**The problem:**
List all lines of the data containing the word "this".
►
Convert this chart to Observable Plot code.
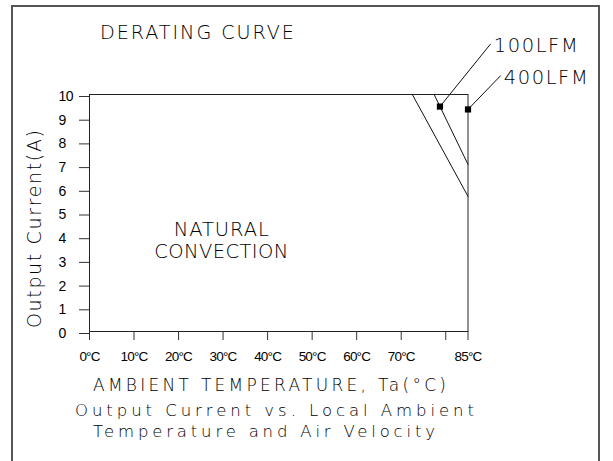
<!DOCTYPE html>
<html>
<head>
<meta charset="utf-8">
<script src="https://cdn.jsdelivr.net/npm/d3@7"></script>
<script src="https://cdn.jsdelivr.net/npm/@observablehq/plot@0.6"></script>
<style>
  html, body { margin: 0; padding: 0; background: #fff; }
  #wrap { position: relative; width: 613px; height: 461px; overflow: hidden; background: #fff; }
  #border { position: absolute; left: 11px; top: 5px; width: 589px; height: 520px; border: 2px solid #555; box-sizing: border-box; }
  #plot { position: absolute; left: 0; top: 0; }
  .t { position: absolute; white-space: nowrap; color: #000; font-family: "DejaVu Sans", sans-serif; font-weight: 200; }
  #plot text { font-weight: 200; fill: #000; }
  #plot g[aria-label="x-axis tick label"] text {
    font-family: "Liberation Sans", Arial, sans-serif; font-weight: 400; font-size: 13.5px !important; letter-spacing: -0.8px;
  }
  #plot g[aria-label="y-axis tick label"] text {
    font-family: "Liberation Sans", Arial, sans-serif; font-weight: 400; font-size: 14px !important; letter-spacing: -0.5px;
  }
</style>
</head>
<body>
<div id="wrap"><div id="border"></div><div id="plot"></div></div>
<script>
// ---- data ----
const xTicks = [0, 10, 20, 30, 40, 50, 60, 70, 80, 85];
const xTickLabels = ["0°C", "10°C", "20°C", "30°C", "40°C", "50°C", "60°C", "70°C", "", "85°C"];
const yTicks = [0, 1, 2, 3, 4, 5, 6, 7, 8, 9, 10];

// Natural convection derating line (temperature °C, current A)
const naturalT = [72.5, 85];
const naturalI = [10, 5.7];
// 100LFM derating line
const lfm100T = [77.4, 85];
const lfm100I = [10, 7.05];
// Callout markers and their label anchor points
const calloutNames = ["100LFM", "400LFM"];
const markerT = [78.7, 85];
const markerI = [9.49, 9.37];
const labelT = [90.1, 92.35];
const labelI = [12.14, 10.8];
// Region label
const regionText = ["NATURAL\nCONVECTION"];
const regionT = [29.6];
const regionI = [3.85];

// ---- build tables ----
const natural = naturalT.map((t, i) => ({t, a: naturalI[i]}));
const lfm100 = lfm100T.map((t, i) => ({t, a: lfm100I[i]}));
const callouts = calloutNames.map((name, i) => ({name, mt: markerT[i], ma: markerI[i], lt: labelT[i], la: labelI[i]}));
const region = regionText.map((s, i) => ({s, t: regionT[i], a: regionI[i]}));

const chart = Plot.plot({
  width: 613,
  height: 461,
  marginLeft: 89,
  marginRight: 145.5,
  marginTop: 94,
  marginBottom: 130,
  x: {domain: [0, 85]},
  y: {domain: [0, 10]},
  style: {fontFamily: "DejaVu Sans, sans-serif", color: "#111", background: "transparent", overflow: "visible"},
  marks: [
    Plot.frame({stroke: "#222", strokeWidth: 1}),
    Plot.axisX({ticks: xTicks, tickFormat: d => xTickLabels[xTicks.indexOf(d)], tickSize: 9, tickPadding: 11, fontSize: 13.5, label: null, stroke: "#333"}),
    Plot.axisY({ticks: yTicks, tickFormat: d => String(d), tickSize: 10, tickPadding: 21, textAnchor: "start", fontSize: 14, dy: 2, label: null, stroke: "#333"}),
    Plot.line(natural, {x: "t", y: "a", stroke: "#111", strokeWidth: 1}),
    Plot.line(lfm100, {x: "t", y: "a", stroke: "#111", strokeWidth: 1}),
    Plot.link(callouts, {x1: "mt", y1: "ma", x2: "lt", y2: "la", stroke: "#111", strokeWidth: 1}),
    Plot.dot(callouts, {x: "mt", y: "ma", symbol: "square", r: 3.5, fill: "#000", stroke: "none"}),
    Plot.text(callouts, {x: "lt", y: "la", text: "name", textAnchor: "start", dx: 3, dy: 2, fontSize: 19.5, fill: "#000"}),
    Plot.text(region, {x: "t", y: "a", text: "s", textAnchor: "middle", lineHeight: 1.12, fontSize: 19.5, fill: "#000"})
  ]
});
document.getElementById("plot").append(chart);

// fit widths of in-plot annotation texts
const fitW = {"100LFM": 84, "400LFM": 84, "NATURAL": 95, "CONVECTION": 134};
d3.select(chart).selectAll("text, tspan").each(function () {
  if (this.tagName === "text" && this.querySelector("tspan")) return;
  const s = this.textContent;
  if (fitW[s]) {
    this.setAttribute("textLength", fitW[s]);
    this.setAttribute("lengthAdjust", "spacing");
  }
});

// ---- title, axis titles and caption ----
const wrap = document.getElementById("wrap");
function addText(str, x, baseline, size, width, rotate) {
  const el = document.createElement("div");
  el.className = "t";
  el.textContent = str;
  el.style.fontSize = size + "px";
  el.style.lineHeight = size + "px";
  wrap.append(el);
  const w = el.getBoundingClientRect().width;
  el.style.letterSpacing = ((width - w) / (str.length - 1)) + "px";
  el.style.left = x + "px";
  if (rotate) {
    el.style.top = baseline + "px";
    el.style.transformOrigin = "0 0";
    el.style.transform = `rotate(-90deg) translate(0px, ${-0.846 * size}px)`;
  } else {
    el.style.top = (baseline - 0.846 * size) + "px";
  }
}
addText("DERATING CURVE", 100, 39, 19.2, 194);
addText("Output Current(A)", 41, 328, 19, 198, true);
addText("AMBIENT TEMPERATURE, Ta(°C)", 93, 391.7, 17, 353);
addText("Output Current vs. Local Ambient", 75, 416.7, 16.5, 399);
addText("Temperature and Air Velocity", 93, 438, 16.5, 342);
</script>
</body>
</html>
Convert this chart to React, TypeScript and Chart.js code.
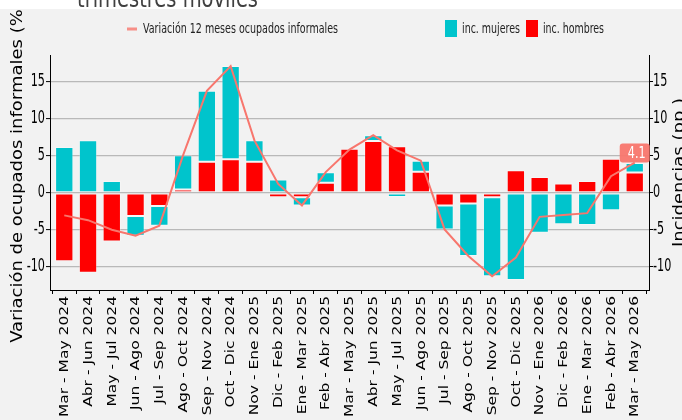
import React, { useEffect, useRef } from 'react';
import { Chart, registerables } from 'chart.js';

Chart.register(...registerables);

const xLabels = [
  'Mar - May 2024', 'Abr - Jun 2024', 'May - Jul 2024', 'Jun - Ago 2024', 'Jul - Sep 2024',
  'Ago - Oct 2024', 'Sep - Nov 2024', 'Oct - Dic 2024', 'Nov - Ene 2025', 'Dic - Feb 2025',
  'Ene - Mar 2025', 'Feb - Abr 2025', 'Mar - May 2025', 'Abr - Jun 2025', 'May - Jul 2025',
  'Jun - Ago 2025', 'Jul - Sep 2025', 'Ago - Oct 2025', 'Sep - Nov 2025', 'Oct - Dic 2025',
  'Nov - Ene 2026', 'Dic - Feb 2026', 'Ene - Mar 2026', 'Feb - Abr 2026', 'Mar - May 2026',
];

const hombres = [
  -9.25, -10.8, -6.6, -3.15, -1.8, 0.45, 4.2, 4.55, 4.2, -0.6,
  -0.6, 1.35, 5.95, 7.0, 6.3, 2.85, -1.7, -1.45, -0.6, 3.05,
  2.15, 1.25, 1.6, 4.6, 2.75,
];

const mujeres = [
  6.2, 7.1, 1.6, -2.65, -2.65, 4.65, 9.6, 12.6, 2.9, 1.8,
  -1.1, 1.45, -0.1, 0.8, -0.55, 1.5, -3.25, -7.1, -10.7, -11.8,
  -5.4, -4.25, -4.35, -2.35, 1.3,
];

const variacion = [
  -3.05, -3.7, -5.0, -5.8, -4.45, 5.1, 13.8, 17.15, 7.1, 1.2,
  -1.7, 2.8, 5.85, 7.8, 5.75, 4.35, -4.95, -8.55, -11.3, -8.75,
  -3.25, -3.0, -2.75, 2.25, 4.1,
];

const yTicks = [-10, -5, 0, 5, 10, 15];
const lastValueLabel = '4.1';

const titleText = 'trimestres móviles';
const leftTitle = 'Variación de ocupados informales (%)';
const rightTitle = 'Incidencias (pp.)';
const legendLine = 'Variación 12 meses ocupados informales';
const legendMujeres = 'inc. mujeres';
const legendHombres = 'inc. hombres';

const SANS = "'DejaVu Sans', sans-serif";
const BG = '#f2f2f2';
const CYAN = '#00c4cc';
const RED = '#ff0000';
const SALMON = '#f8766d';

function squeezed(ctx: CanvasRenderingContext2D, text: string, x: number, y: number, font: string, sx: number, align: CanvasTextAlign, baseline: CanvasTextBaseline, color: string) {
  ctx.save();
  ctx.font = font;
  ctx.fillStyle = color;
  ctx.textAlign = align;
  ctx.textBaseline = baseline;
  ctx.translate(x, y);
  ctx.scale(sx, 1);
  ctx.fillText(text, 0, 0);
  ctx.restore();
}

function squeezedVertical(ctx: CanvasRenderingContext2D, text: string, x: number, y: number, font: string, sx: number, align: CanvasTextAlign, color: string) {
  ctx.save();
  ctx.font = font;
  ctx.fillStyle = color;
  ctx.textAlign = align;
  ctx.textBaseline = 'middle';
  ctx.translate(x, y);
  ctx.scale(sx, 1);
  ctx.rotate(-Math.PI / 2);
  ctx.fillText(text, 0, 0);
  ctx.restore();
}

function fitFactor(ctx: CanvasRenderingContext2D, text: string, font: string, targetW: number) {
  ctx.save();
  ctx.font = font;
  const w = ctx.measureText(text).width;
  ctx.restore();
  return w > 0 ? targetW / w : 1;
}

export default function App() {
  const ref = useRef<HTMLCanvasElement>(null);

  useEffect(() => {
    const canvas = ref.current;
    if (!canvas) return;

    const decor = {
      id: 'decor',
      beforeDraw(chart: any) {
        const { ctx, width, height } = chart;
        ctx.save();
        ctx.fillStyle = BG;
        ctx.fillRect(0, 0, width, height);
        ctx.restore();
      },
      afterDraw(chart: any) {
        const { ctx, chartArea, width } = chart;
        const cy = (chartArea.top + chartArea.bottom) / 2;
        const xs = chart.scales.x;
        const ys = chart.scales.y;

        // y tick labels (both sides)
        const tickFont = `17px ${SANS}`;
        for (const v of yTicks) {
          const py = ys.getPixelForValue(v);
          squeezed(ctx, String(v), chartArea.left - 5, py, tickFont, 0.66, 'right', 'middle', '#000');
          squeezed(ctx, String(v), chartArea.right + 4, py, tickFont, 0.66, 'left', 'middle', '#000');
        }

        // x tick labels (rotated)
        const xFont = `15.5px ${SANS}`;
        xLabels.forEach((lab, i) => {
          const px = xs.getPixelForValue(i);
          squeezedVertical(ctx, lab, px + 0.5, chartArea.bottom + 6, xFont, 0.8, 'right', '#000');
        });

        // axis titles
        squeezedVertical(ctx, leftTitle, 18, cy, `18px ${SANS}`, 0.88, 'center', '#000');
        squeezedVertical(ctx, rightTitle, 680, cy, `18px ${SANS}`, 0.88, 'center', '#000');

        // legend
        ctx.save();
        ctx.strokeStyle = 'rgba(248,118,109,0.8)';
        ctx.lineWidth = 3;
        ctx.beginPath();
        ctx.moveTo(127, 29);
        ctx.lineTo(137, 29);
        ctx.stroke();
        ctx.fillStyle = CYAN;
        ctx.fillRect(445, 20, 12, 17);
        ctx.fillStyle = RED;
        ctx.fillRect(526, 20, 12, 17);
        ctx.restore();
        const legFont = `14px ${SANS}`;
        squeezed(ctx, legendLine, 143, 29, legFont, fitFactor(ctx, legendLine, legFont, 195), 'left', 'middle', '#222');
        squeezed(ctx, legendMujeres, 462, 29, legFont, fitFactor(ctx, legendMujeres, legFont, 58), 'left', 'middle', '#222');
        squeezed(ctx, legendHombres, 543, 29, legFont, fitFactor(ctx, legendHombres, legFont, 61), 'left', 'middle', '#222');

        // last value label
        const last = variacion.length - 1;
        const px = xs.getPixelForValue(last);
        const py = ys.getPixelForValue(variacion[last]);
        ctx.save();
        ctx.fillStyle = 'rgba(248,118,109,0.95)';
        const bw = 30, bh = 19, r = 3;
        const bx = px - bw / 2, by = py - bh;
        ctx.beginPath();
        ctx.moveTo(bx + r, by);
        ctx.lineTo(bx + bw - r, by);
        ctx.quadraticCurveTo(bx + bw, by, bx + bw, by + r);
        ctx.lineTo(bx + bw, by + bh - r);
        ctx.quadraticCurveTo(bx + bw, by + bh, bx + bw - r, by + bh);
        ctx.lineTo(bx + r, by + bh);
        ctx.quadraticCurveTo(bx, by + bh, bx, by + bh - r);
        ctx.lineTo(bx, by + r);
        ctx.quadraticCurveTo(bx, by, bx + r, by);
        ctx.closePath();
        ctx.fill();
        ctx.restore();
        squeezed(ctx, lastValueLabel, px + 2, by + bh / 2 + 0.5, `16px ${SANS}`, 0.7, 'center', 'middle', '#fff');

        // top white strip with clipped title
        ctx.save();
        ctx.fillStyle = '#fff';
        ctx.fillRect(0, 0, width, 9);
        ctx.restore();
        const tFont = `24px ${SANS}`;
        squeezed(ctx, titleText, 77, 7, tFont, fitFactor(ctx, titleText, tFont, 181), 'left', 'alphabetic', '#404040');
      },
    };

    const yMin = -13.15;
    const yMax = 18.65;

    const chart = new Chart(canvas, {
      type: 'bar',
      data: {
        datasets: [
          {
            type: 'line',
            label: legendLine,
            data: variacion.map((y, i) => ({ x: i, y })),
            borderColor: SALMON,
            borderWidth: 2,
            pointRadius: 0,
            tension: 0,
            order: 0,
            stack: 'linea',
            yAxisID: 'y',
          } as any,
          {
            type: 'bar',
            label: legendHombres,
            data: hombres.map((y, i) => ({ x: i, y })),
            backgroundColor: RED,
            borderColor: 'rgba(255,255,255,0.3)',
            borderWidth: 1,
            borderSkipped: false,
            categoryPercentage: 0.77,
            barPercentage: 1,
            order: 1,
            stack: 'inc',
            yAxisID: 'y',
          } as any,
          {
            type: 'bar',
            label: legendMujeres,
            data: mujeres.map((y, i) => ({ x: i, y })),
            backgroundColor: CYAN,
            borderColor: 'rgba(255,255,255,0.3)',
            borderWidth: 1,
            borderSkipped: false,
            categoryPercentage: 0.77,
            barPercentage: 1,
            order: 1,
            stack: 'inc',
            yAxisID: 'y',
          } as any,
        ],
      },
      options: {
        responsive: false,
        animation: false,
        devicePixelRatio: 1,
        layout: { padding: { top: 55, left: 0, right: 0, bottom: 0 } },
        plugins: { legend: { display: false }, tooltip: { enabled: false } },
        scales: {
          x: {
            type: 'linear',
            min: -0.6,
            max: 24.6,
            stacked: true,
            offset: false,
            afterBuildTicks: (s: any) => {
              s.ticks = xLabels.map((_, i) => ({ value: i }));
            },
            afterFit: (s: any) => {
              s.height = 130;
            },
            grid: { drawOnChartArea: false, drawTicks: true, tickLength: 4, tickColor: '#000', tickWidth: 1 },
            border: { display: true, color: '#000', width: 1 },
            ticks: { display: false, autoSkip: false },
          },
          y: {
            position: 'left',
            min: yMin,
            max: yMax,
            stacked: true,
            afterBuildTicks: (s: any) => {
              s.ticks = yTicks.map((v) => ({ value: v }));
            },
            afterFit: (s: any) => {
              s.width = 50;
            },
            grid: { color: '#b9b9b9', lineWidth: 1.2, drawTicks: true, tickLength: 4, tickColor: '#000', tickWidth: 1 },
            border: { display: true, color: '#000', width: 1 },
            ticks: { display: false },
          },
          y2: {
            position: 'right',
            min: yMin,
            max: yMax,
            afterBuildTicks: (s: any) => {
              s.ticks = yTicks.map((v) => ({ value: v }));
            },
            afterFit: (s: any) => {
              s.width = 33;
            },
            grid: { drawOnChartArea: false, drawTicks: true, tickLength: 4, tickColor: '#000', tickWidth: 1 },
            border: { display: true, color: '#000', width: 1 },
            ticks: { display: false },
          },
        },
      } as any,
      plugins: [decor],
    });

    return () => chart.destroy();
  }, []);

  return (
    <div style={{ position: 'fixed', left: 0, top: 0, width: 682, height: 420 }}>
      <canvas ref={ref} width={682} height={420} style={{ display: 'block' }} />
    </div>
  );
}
◄
**Expected answer:**
Convert this chart to Observable Plot code.
  if (this.tagName === "text" && this.querySelector("tspan")) return;
  const s = this.textContent;
    this.setAttribute("textLength", fitW[s]);
    this.setAttribute("lengthAdjust", "spacing");
Convert this chart to React, TypeScript and Chart.js code.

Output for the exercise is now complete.